She was waiting but she didn’t know for what.
She was aware only of her solitude, and of the penetrating cold,
And of a greater weight in the region of her heart. – Albert Camus
“Waiting Room” February 6, 2015
It took a long time to find the courage to leave. And then, after leaving, finding the strength to face an uncertain future. When an entire lifetime is unraveled, there is a long period that marks that ending and the beginning of what is to come. That period of time is the waiting room. I have named it “the perpetual waiting room“ because it seems that I have waited forever for things to show up. Or for what was, to come to its ultimate conclusion. Waiting for the divorce and all that it entails, waiting for my property to sell, waiting for the time it takes to begin a new career, waiting for whatever love to enter, waiting to move on to my new life, waiting, waiting, waiting. As of this writing, I am still waiting. The divorce is final, but the property has not sold. So, I’m still here, we are all still here, waiting. Waiting for my heart to heal so that love has the space to enter. It all takes time. And faith. Most of all…blind faith that divine timing is at play and that all is perfectly well.
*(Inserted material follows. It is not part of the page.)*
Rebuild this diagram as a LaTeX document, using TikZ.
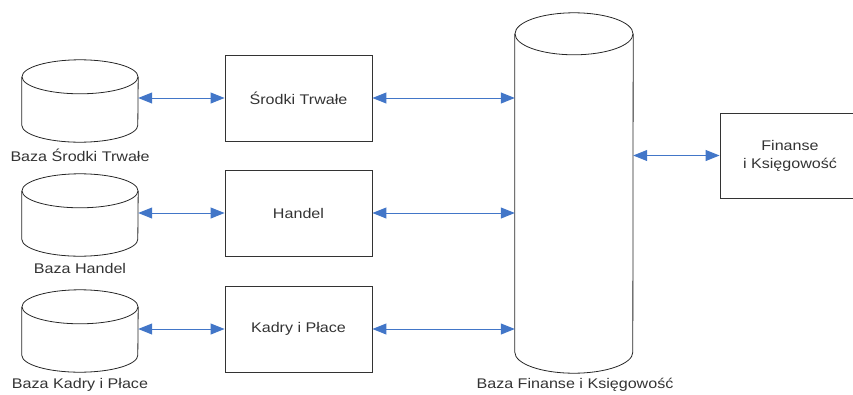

It was the dead of winter when I painted Waiting Room. So very cold, and dark, and gray and it felt as if spring might never come. I found the only way to cope with the stillness was to surrender. To find reverence for the space I happen to reside in.
It began with deep blues and blacks to fit my mood and then the eye appeared. It affirmed for me that I was precisely where I needed to be. I only needed to remain still, and wait. To become friends with the dark and wait. My crisis of faith.